The paper argues that in supersymmetric theories, saxion cosmology can drive the viability of axions by relaxing the conventional upper bound on $f_a$ when moduli are heavy and decay before nucleosynthesis, potentially allowing $f_a$ up to about $10^{15}$ GeV and making axions viable dark matter candidates. It surveys axion multiplet models and broader moduli cosmology, highlighting that resolving the cosmological moduli problem often resolves or weakens the axion problem, though the pseudoscalar moduli can still pose severe cosmological challenges in general. The authors discuss mechanisms for stabilizing moduli (e.g., Kahler stabilization, racetrack) and show that the axion-like pseudoscalar can be significantly lighter than its scalar partner, with masses suppressed by nonperturbative dynamics and potentially requiring discrete symmetries to ensure a QCD axion.
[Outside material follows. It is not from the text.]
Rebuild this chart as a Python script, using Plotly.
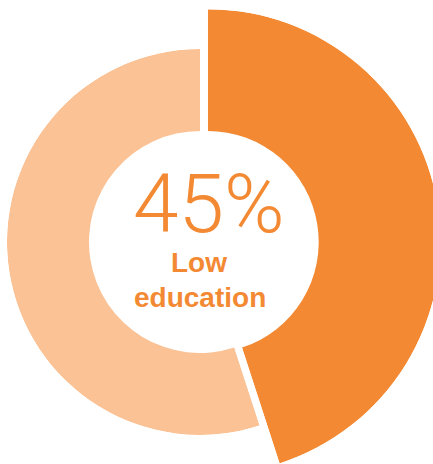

The work emphasizes that axion phenomenology in SUSY is highly model-dependent and that the usual $f_a$ bounds may not apply universally, especially in gauge-mediation contexts.

Abstract

Various authors have noted that in particular models, the upper bound on the axion decay constant may not hold. We point out that within supersymmetry, this is a generic issue. For large decay constants, the cosmological problems associated with the axion's scalar partner are far more severe than those of the axion. We survey a variety of models, both for the axion multiplet and for cosmology, and find that in many cases where the cosmological problems of the saxion are solved, the usual upper bound on the axion is significantly relaxed. We discuss, more generally, the cosmological issues raised by the pseudoscalar members of moduli multiplets, and find that they are potentially quite severe.